When the dough comes together, lightly flour your hands and scoop it up. Or just turn on the stand mixer for five minutes. If you're doing it by hand, knead it and squeeze it and squish it and dance with it for a few minutes.

Divide into twelve equalish balls. Put them in time-out for thirty minutes.

After the thirty minutes is up, flatten them with your hand and use a rolling pin (i.e. an old wine bottle) to roll them into 6 or 7 inch tortillas. The idea is to make them round, but splatter-shaped tastes just fine.

Lightly grease a griddle or a skillet or a crêpe pan (I am in France) and throw on the tortillas. As many as will fit at a time. They cook very quickly. Regrease, repeat, and try to avoid eating them all before dinner.

Sunday, June 14, 2009

Japanese Sesame Chicken


I found this recipe through a complex and untraceable channel of internet links, copied it to Wordpad, didn't save, and lost it when my computer crashed. And couldn't find it again. This is the recreated recipe, and honestly I can't imagine the original recipe being any better.

This is good chicken. Especially if you have a passionate love for sesame seed oil, like I do.

Ingredients:

  • Boneless, skinless chicken or turkey breasts (enough for two to four people)
  • Vegetable oil
  • 1/3 cup cornstarch
  • 1 or two eggs (depending on how much chicken you want to make)
  • 2 tbsp soy sauce
  • 1/2 tbsp sesame seed oil
  • 2 tbsp sushi rice seasoning (2 tbsp rice or balsamic vinegar plus a couple tsp sugar)

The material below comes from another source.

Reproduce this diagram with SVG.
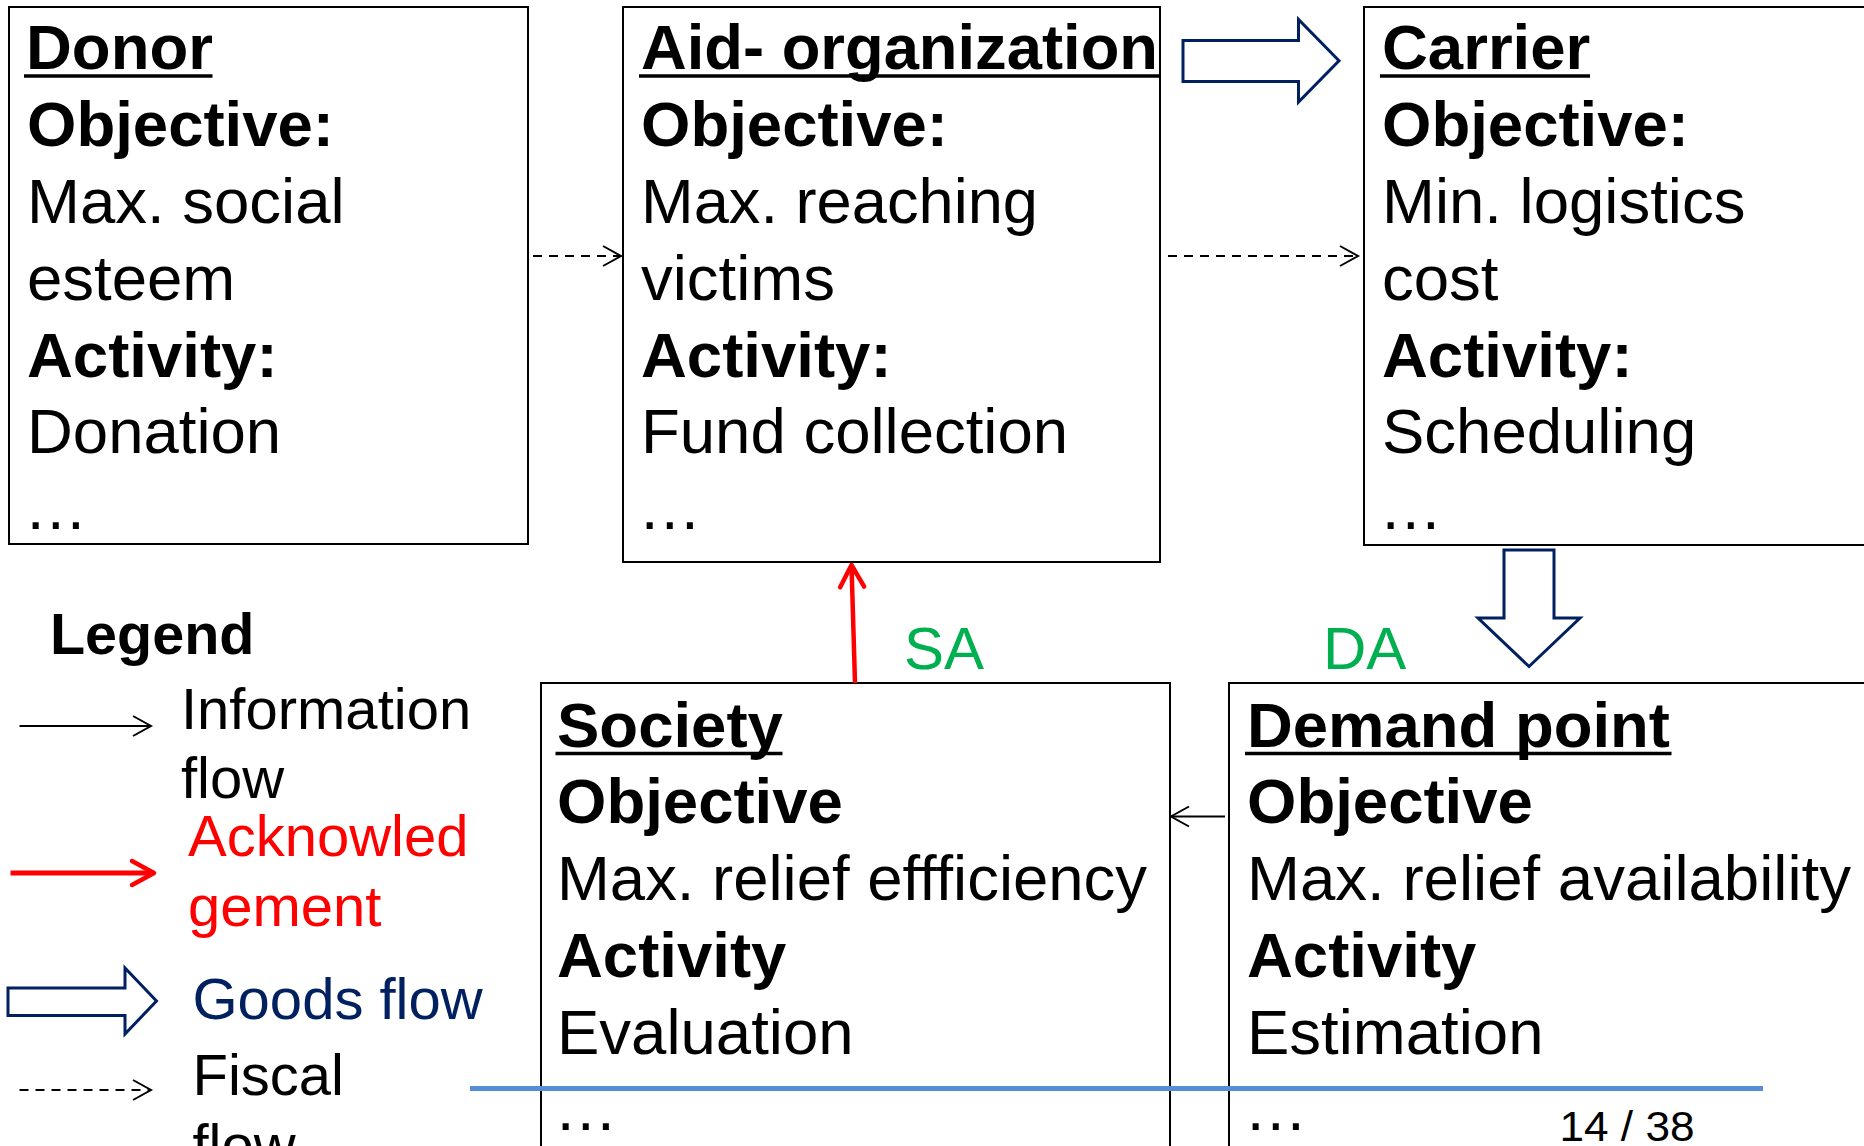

Preheat a skillet with enough oil to fry your chicken. Combine the cornstarch and the egg in a bowl. When the oil is hot enough, dip the chicken breasts in the mixture (you can cut them into nuggets or strips first, if you like) and drop in the oil, preferably without burning yourself. Cook for a minute or two, turn, and cook until done.

This goes very well with red bell pepper. Add bell pepper slices to the oil right from the start. If you're feeling adventurous, give them a swirl in the cornstarch mixture first.

When the chicken is cooked, drain the oil and return the skillet to the heat. Add the soy sauce, the sesame seed oil, and the vinegar mixture. Heat. This won't take long. Toss your chicken onto a plate of that wonderful sticky rice you've already prepared, pour the sauce over everything, and enjoy.